There are three parts to the Framework, designed using a funnel approach. Starting broadly, the first section – ‘Characteristics of a Good Toy’ – looks at what makes a good toy, regardless of whether or not it is STEAM.
This is because if a child doesn’t want to play with the toy, or can’t because it is too difficult to use, they won’t gain any benefits from it. A toy can be heaving with educational stuff, but if it’s boring, it will just sit on the shelf gathering dust.
These characteristics are based on the Good Play Guide’s rating system which has been developed over the last eight years to help review toys.
This then narrows down to the qualities a STEAM toy specifically should have. If we picture it like a cake, then the ‘Prime STEAM Attributes’ are the sponge, and the ‘Specific STEM Categories’ are the frosting that goes over the top.

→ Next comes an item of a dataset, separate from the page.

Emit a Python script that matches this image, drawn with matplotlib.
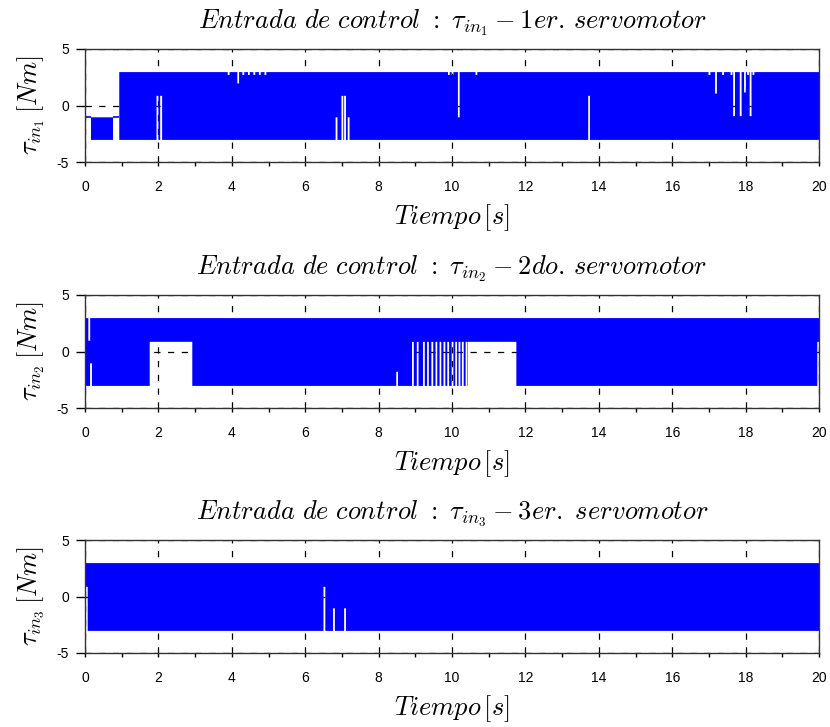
import numpy as np
import matplotlib
matplotlib.use("Agg")
import matplotlib.pyplot as plt
from matplotlib.ticker import MultipleLocator

plt.rcParams["font.family"] = ["Liberation Sans", "DejaVu Sans"]
plt.rcParams["mathtext.fontset"] = "cm"
plt.rcParams["axes.unicode_minus"] = False

T_END = 20.0
BLUE = "#0000ff"

# Chattering control torques, described by their envelopes.
# Piecewise segments: (start time [s], lower bound [Nm], upper bound [Nm])
tau1_segments = [(0.0, -1.0, -1.0), (0.15, -3.0, -1.0), (0.75, -1.0, -1.0), (0.92, -3.0, 3.0)]
# Short instants where the lower bound lifts: (time [s], lower bound [Nm])
tau1_lower_lifts = [(1.96, 0.9), (2.06, 0.9), (6.84, -1.0), (7.0, 0.9), (7.07, 0.9),
                    (7.17, -1.0), (13.72, 0.9)]
# Short instants where the upper bound drops: (time [s], upper bound [Nm])
tau1_upper_drops = [(3.9, 2.75), (4.16, 2.0), (4.3, 2.75), (4.45, 2.75), (4.6, 2.75),
                    (4.75, 2.75), (4.9, 2.75), (9.9, 2.75), (10.0, 2.75), (10.17, -1.0),
                    (10.65, 2.75), (17.0, 2.75), (17.18, 1.1), (17.37, 2.75), (17.6, 2.75),
                    (17.67, -0.9), (17.85, -0.9), (17.97, 1.2), (18.05, 2.75), (18.12, -0.9),
                    (18.2, 2.75)]

tau2_segments = [(0.0, -3.0, 3.0), (1.75, 0.9, 3.0), (2.91, -3.0, 3.0), (10.42, 0.9, 3.0),
                 (11.74, -3.0, 3.0), (19.94, 0.9, 3.0)]
tau2_lower_lifts = [(0.15, -1.0), (8.49, -1.75), (8.92, 0.9), (9.05, 0.9), (9.22, 0.9),
                    (9.33, 0.9), (9.45, 0.9), (9.56, 0.9), (9.67, 0.9), (9.78, 0.9),
                    (9.88, 0.9), (10.0, 0.9), (10.1, 0.9), (10.19, 0.9), (10.28, 0.9),
                    (10.38, 0.9)]
tau2_upper_drops = [(0.1, 1.0)]

tau3_segments = [(0.0, 0.9, 3.0), (0.06, -3.0, 3.0)]
tau3_lower_lifts = [(6.51, 0.9), (6.77, -1.0), (7.07, -1.0)]
tau3_upper_drops = []

titles = [r"$Entrada\ de\ control\ :\ \tau_{in_1} - 1er.\,servomotor$",
          r"$Entrada\ de\ control\ :\ \tau_{in_2} - 2do.\,servomotor$",
          r"$Entrada\ de\ control\ :\ \tau_{in_3} - 3er.\ servomotor$"]
ylabels = [r"$\tau_{in_1}\,[Nm]$", r"$\tau_{in_2}\,[Nm]$", r"$\tau_{in_3}\,[Nm]$"]
xlabel = r"$Tiempo\,[s]$"


def envelope(segments, lifts, drops, width=0.05, dt=0.0025):
    t = np.arange(0.0, T_END + dt / 2, dt)
    starts = np.array([s[0] for s in segments])
    idx = np.searchsorted(starts, t, side="right") - 1
    lo = np.array([s[1] for s in segments])[idx]
    hi = np.array([s[2] for s in segments])[idx]
    for tc, v in lifts:
        m = np.abs(t - tc) < width / 2
        lo[m] = np.maximum(lo[m], v)
    for tc, v in drops:
        m = np.abs(t - tc) < width / 2
        hi[m] = np.minimum(hi[m], v)
    return t, lo, hi


fig = plt.figure(figsize=(8.3, 7.27), dpi=100)
W, H = 830.0, 727.0
left_px, right_px = 85, 819
tops_px = [49, 295, 540]
height_px = 113

panels = [(tau1_segments, tau1_lower_lifts, tau1_upper_drops),
          (tau2_segments, tau2_lower_lifts, tau2_upper_drops),
          (tau3_segments, tau3_lower_lifts, tau3_upper_drops)]

for k, (segs, lifts, drops) in enumerate(panels):
    top = tops_px[k]
    ax = fig.add_axes([left_px / W, 1 - (top + height_px) / H,
                       (right_px - left_px) / W, height_px / H])
    t, lo, hi = envelope(segs, lifts, drops)
    ax.fill_between(t, lo, hi, step="post", color=BLUE, lw=0, zorder=2)
    # flat stretches of the signal show up as plain lines
    for i, (s, a, b) in enumerate(segs):
        if a == b:
            e = segs[i + 1][0] if i + 1 < len(segs) else T_END
            ax.hlines(a, s, e, color=BLUE, lw=1.2, zorder=2)

    ax.set_xlim(0, T_END)
    ax.set_ylim(-5, 5)
    ax.xaxis.set_major_locator(MultipleLocator(2))
    ax.xaxis.set_minor_locator(MultipleLocator(1))
    ax.yaxis.set_major_locator(MultipleLocator(5))
    ax.grid(True, which="major", color="black", lw=0.9, ls=(0, (5, 6)), zorder=0)
    ax.set_axisbelow(True)
    ax.tick_params(axis="y", which="major", direction="out", length=6.5, width=1,
                   pad=5, labelsize=10, colors="black")
    ax.tick_params(axis="x", which="major", direction="out", length=3, width=1,
                   pad=10, labelsize=10, colors="black")
    ax.tick_params(axis="x", which="minor", direction="out", length=3, width=1)
    for sp in ax.spines.values():
        sp.set_color("#333333")
        sp.set_linewidth(1.0)

    ax.set_ylabel(ylabels[k], fontsize=19)
    ax.yaxis.set_label_coords(-38 / 734, 0.5)
    ax.set_xlabel(xlabel, fontsize=19)
    ax.xaxis.set_label_coords(0.5, -0.36)
    ax.xaxis.label.set_va("top")
    ax.text(0.5, 1.235, titles[k], transform=ax.transAxes, ha="center", va="center",
            fontsize=19)

fig.savefig("out.png", dpi=100)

These attributes are the foundation on which the STEM subjects are learned, so they’re really key to what makes the product a ‘STEAM toy’ rather than just something that teaches children maths.
STEAM is defined by the National Science Teachers Association as an interdisciplinary approach that couples academic concepts with real-world lessons. The ‘Prime STEAM Attributes’ dig down into this, looking at exactly what a toy needs to do to essentially bring these subjects to life for children.
This section also captures what a toy needs to do to create an engaging learning experience for children, such as letting them be actively involved in their learning and providing support that lets them gradually grow their knowledge.
As you’ll have noticed, the “STEM/STEAM” has just become “STEAM”. This is because both the previous evidence and the experts who worked on the framework strongly suggested that the arts are a key part of STEAM. This is because things like inventing and experimenting need innovation, so a good STEAM toy will inspire children to tap into their creative abilities.
We felt that, while the STEM subjects can overlap, Art needed to underlie all of them. So rather than being a “Specific STEM Category”, it was included in the “Prime STEAM Attributes”, which feed into the whole toy.
Finally, if the toy has passed the first and second sections, you will be asked to think about what specific skills it develops. The report provides a sort of glossary which includes many of the learning goals children are likely to be learning at different ages, based on what they will be learning in school.
The framework was designed primarily for the US but there is not one single US curriculum. Therefore, we have combined a range of US learning standards including The Common Core Standards Initiative standards for mathematics and Next Generation Science Standards, among others.
For ease of use, not every learning standard is included. If your toy links with a learning standard that is not listed, this can still be counted as part of your assessment. We hope to update this section every few years to keep it up-to-date with the most recent standards.
The previous reports didn’t take age into account, so this was a key area The Toy Association™ wanted to develop with the new Framework.
The STEM concepts that children are learning vary a lot by age. If a toy is targeted at children who are too young, they might struggle to learn the concept because they haven’t yet learned the stage before it. For example, children need the chance to explore how magnets stick together and come apart, before they start learning why that is.
If a toy is targeted at children who are too old, it’s likely that they already know the concept and won’t be learning anything new.
The target age is also really important when considering other parts of the toy’s design, such as what themes might interest children, how easy the toy needs to be to use, or if there’s a lot of reading involved.
The STEM/STEAM Formula for Success report had identified 14 unifying characteristics from STEM/STEAM toys. However, many of these overlapped and didn’t have a clear definition, which made it difficult to consistently rate toys against this checklist.
To build the new Framework, we refined these characteristics and created a step-by-step rating system. The first two sections, ‘Characteristics of a Good Toy’ and ‘Prime STEAM Attributes’, ask you to decide which statement best describes your product, resulting in an ‘excellent’, ‘good’, or ‘poor’ rating. An ‘excellent’ or ‘good’ for all of these criteria mean you can move onto the third section.
The third section, ‘Specific STEM Categories’, asks you to identify what age-appropriate learning goals your product supports.